> Problem details
Leaving out every picture, copy the lines of the data exactly, from the first through the line containing "XAxis, YAxis, CartesianGrid".

> Source material
* * * *

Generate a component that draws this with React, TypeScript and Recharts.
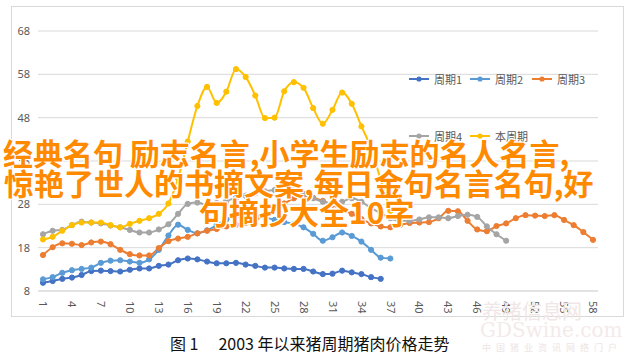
import { LineChart, Line, XAxis, YAxis, CartesianGrid } from 'recharts';

// week index of each cycle (Excel category axis)
const weeks = [
  1, 2, 3, 4, 5, 6, 7, 8, 9, 10, 11, 12, 13, 14, 15, 16, 17, 18, 19, 20,
  21, 22, 23, 24, 25, 26, 27, 28, 29, 30, 31, 32, 33, 34, 35, 36, 37, 38, 39, 40,
  41, 42, 43, 44, 45, 46, 47, 48, 49, 50, 51, 52, 53, 54, 55, 56, 57, 58,
];

const cycle1 = [
  9.9, 10.3, 10.8, 11.1, 11.7, 12.6, 12.7, 12.6, 12.5, 12.9, 13.2, 13.2, 13.8, 14.1, 15.1, 15.5, 15.3, 14.8,
  14.4, 14.4, 14.5, 14.1, 13.8, 13.4, 13.4, 13.2, 13.1, 13.1, 12.5, 11.9, 12.0, 12.7, 12.3, 11.9, 11.2, 10.8,
];

const cycle2 = [
  10.7, 11.2, 12.2, 12.8, 13.1, 13.4, 14.5, 15.0, 15.1, 14.8, 14.5, 15.3, 17.5, 20.8, 23.3, 22.1, 21.3, 22.0,
  23.2, 24.5, 25.3, 25.6, 25.5, 25.0, 24.4, 23.9, 23.5, 22.7, 21.2, 19.6, 20.4, 21.5, 20.7, 19.4, 17.5, 15.7, 15.5,
];

const cycle3 = [
  16.3, 18.1, 19.0, 18.9, 18.6, 19.2, 19.4, 18.8, 17.5, 16.5, 16.2, 16.2, 17.9, 19.5, 20.1, 20.5, 21.3, 21.9,
  22.3, 22.9, 23.3, 23.7, 24.4, 25.5, 26.8, 28.2, 29.4, 30.0, 29.5, 28.8, 27.9, 26.7, 25.8, 24.6, 23.6, 22.9,
  22.7, 23.2, 23.7, 23.8, 23.9, 24.8, 26.5, 26.4, 24.2, 22.2, 21.8, 23.0, 23.6, 24.8, 25.5, 25.4, 25.3, 25.5,
  24.4, 23.2, 21.6, 19.8,
];

const cycle4 = [
  21.1, 21.9, 22.1, 23.2, 24.0, 23.8, 23.6, 23.1, 22.7, 22.1, 21.5, 21.5, 22.2, 23.4, 25.8, 28.1, 28.4, 27.9,
  28.3, 28.8, 29.5, 30.0, 30.5, 31.0, 31.3, 31.7, 31.2, 30.4, 29.4, 28.6, 28.2, 28.6, 29.4, 28.6, 27.1, 26.0,
  24.8, 24.2, 24.2, 24.5, 25.0, 25.0, 24.8, 25.3, 25.6, 25.1, 22.9, 21.1, 19.6,
];

const currentCycle = [
  19.9, 20.5, 21.9, 23.2, 23.8, 23.8, 23.8, 23.2, 22.7, 23.5, 24.2, 24.8, 25.8, 28.2, 34.0, 42.5, 50.7, 55.1,
  51.4, 54.0, 59.2, 57.4, 53.1, 47.9, 48.0, 54.1, 56.2, 54.9, 50.2, 46.6, 49.8, 53.8, 51.2, 46.0, 41.0, 33.6, 26.5,
];

const yTicks = [8, 18, 28, 38, 48, 58, 68];

const SERIES = [
  { key: 'c1', name: '周期1', color: '#4472C4', values: cycle1 },
  { key: 'c2', name: '周期2', color: '#5B9BD5', values: cycle2 },
  { key: 'c3', name: '周期3', color: '#ED7D31', values: cycle3 },
  { key: 'c4', name: '周期4', color: '#A5A5A5', values: cycle4 },
  { key: 'cur', name: '本周期', color: '#FFC000', values: currentCycle },
];

const chartData = weeks.map((w, i) => {
  const row: Record<string, string | number | null> = { week: String(w) };
  SERIES.forEach((s) => {
    row[s.key] = s.values[i] ?? null;
  });
  return row;
});

const AXIS_FONT = '"Noto Sans", "DejaVu Sans", sans-serif';
const CJK_FONT = '"Noto Sans CJK SC", "Noto Sans", sans-serif';

function WeekTick(props: any) {
  const { x, y, payload } = props;
  return (
    <text
      x={0}
      y={0}
      dy="0.35em"
      transform={`translate(${x},${y}) rotate(90)`}
      textAnchor="start"
      fill="#595959"
      fontSize={11}
      fontFamily={AXIS_FONT}
    >
      {payload.value}
    </text>
  );
}

function LegendItem({ name, color, width }: { name: string; color: string; width: number }) {
  return (
    <div style={{ display: 'flex', alignItems: 'center', width }}>
      <svg width={22} height={8} style={{ marginRight: 4 }}>
        <line x1={1} y1={4} x2={21} y2={4} stroke={color} strokeWidth={2} />
        <circle cx={11} cy={4} r={2.6} fill={color} />
      </svg>
      <span style={{ fontSize: 11, color: '#595959', fontFamily: CJK_FONT, whiteSpace: 'nowrap' }}>{name}</span>
    </div>
  );
}

const overlayStyle: React.CSSProperties = {
  position: 'absolute',
  fontFamily: CJK_FONT,
  fontWeight: 700,
  fontSize: 30,
  lineHeight: '30px',
  color: '#FF8A00',
  whiteSpace: 'nowrap',
  textShadow: '1px 1px 0 #fff, -1px -1px 0 #fff, 1px -1px 0 #fff, -1px 1px 0 #fff, 0 0 2px #fff',
  zIndex: 5,
};

export default function App() {
  return (
    <div style={{ position: 'absolute', left: 0, top: 0, width: 634, height: 358, background: '#fff', overflow: 'hidden' }}>
      <div
        style={{
          position: 'absolute',
          left: 11,
          top: 6,
          width: 611,
          height: 309,
          border: '1px solid #d9d9d9',
          background: '#fff',
        }}
      >
        <LineChart width={611} height={309} data={chartData} margin={{ top: 24, right: 25, left: 0, bottom: 0 }}>
          <CartesianGrid horizontal vertical={false} stroke="#d9d9d9" />
          <XAxis
            dataKey="week"
            interval={2}
            padding={{ left: 5, right: 5 }}
            height={25}
            axisLine={{ stroke: '#d9d9d9' }}
            tickLine={false}
            tickMargin={4}
            tick={<WeekTick />}
          />
          <YAxis
            type="number"
            domain={[8, 68]}
            ticks={yTicks}
            width={26}
            axisLine={false}
            tickLine={false}
            tick={{ fill: '#595959', fontSize: 11, fontFamily: AXIS_FONT }}
          />
          {SERIES.map((s) => (
            <Line
              key={s.key}
              type="monotone"
              dataKey={s.key}
              name={s.name}
              stroke={s.color}
              strokeWidth={2}
              dot={{ r: 2.6, fill: s.color, stroke: s.color, strokeWidth: 1 }}
              activeDot={false}
              isAnimationActive={false}
            />
          ))}
        </LineChart>

        {/* legend, two rows like the Excel original */}
        <div style={{ position: 'absolute', left: 396, top: 64, display: 'flex' }}>
          <LegendItem name="周期1" color="#4472C4" width={61} />
          <LegendItem name="周期2" color="#5B9BD5" width={62} />
          <LegendItem name="周期3" color="#ED7D31" width={60} />
        </div>
        <div style={{ position: 'absolute', left: 396, top: 121, display: 'flex' }}>
          <LegendItem name="周期4" color="#A5A5A5" width={61} />
          <LegendItem name="本周期" color="#FFC000" width={70} />
        </div>
      </div>

      {/* caption */}
      <div
        style={{
          position: 'absolute',
          left: 170,
          top: 333,
          fontFamily: CJK_FONT,
          fontSize: 16,
          lineHeight: '20px',
          color: '#111',
          whiteSpace: 'nowrap',
        }}
      >
        <span>图 1</span>
        <span style={{ marginLeft: 20 }}>2003 年以来猪周期猪肉价格走势</span>
      </div>

      {/* faint watermark */}
      <div style={{ position: 'absolute', left: 482, top: 296, fontFamily: CJK_FONT, fontSize: 20, color: '#f1e6e6', whiteSpace: 'nowrap' }}>
        养猪信息网
      </div>
      <div style={{ position: 'absolute', left: 480, top: 318, fontFamily: '"DejaVu Serif", serif', fontSize: 20, color: '#f4eaea', whiteSpace: 'nowrap' }}>
        GDSwine.com
      </div>
      <div style={{ position: 'absolute', left: 482, top: 341, fontFamily: CJK_FONT, fontSize: 9, letterSpacing: 5, color: '#eee4e4', whiteSpace: 'nowrap' }}>
        中国猪业资讯网络门户
      </div>

      {/* overlaid title text */}
      <div style={{ ...overlayStyle, left: 3, top: 137 }}>经典名句 励志名言,小学生励志的名人名言,</div>
      <div style={{ ...overlayStyle, left: 4, top: 167 }}>惊艳了世人的书摘文案,每日金句名言名句,好</div>
      <div style={{ ...overlayStyle, left: 199, top: 196 }}>句摘抄大全10字</div>
    </div>
  );
}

* * * *

> Task response
Generate a component that draws this with React, TypeScript and Recharts.
import { LineChart, Line, XAxis, YAxis, CartesianGrid } from 'recharts';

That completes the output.